"Mam nadzieję, że już wkrótce zamiast debatować będziemy obserwować wzrost dzietności, również dzięki in vitro" - napisała na Instagramie Małgorzata Rozenek-Majdan. Wczoraj wzięła udział w debacie eksperckiej "In vitro to życie", którą w Senacie zorganizował Klub Parlamentarny Koalicji Obywatelskiej. Prezenterka przy okazji zdementowała doniesienia, że zamierza kandydować w wyborach do parlamentu.
Rozenek-Majdan została zaproszona jako twarz kampanii "Tak dla in vitro" promującej obywatelski projekt ustawy, która zakłada refundację procedury z budżetu państwa. Prezenterka "Dzień Dobry TVN" podczas konferencji prasowej odniosła się do niedawnej wypowiedzi posłanki PiS Barbary Bartuś, która 25 maja powiedziała z sejmowej mównicy, że in vitro "to nie jest metoda walki z bezpłodnością, to jest produkcja człowieka".

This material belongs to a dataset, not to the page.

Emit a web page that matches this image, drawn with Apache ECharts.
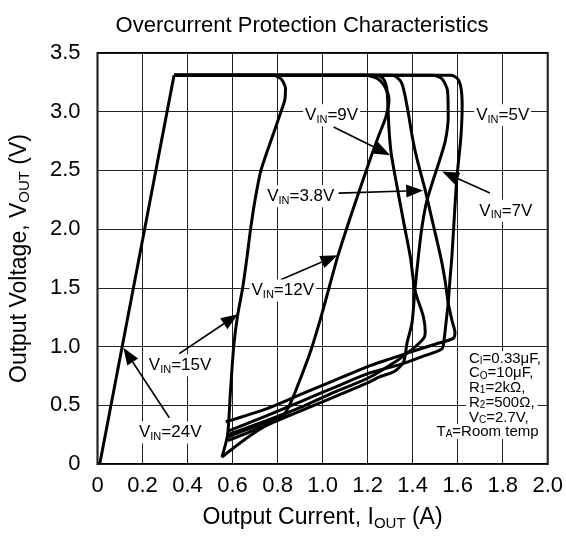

- To skandaliczna wypowiedź (…) Bardzo ważne jest zaangażowanie naszych środowisk związanych z leczeniem niepłodności w stawianie wyraźnego sprzeciwu na takie przedmiotowe traktowanie nas i naszych dzieci - powiedziała Rozenek. Jej trzej synowie: 17-letni Stanisław, 13-letni Tadeusz (ich ojcem jest aktor Jacek Rozenek) oraz 3-letni Henryk, urodzili się dzięki in vitro. Gwiazda nie ukrywa, że o najmłodsze dziecko starali się z Radosławem Majdanem przez trzy lata. "Włożyliśmy w to mnóstwo wysiłku, całe serce. Cud boski, że ja nie świecę w ciemności po tej ilości różnych koktajli hormonalnych, jakie dostawałam", mówiła w "Vivie".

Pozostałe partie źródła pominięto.